Using Shiller’s database as earlier, I calculate the P/E ratio of the S&P 500 index to be about 21 currently vs. 30 at the 2000 top, so one could argue that the market valuation has become more reasonable since the peak of the last secular bull market. On the other hand, the long-term mean of the P/E stands lower, at around 15. The interesting thing about regression to the mean is that stock prices rarely stop there: The nature of their cyclical fluctuation is that they regress to the mean on the way to the next cycle, high or low. This would imply that the downward adjustment in the S&P 500 P/E ratio still has some way to go.

Another intriguing factor is that the median P/E of stocks listed on the NYSE is at a record high, as illustrated by the Wells Capital Management graph below (1/8/2015). Other graphs in the same report show different measures of value, such as the median ratios of Price to Cash Flow or Price to Book Value, to be in similarly extended situations.

Median price/earnings multiple for U.S. stocks*

*Based on all NYSE stocks with positive earnings for the last fiscal year calculated in June of each year since 1951 through 2014

A median is a number for which there are as many measures above it as below, which implies that many stocks are even more overextended than the median but also that, perhaps, not all stocks are overextended.

Intrigued by that thought, I checked some of the past year’s purchases in the portfolios we manage. Many were bought at prices 30 to 50 percent below their five-year highs, and quite a few are still selling well below these highs.

Stubbornness and Opportunism

After the strong recoveries since the 2009 lows, the major stock markets hardly look to be propitious ground for bargain-hunting, particularly that of the United States. But the way that leading indexes are constructed can make them very misleading. For example, The Wall Street Journal recently pointed out (8/3/2015) that six stocks – Amazon, Google, Apple, Facebook, Gilead, and Disney – accounted for more than the entire gain in the capitalization-weighted S&P 500 year-to-date.
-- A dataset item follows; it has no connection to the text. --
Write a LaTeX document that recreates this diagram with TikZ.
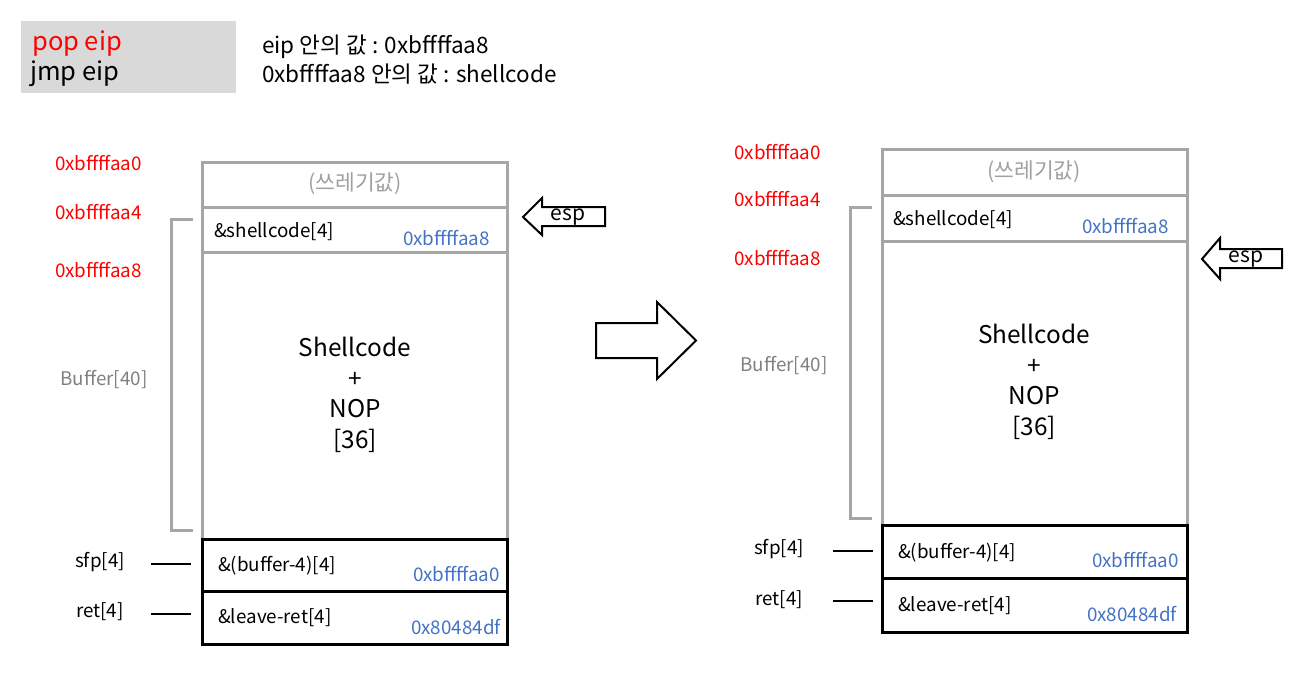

Admittedly, that total gain has been less than 2 percent, but such instances of index performance traceable to only a few stocks are not that rare, and they often indicate a worrisome narrowing in the breadth of a market trend.

To further investigate, I asked one of our interns to compare the current price of all the stocks in the S&P 500 index to their five-year highs. For background, the S&P 500 has recently been hovering around an all-time record (2098), which is 56 percent above its 2011 high of five years ago (1364). What we found out, however, is that almost one-fifth of the stocks making up the index are currently down 30 percent or more from their five-year highs, which would qualify as a fairly major bear market if it could be said of the whole index!

This seems like an ideal time to exercise what Howard Marks calls “patient opportunism”: to wait for bargain levels in the general markets while we opportunistically seize investment opportunities in out-of-favor and attractively priced individual stocks.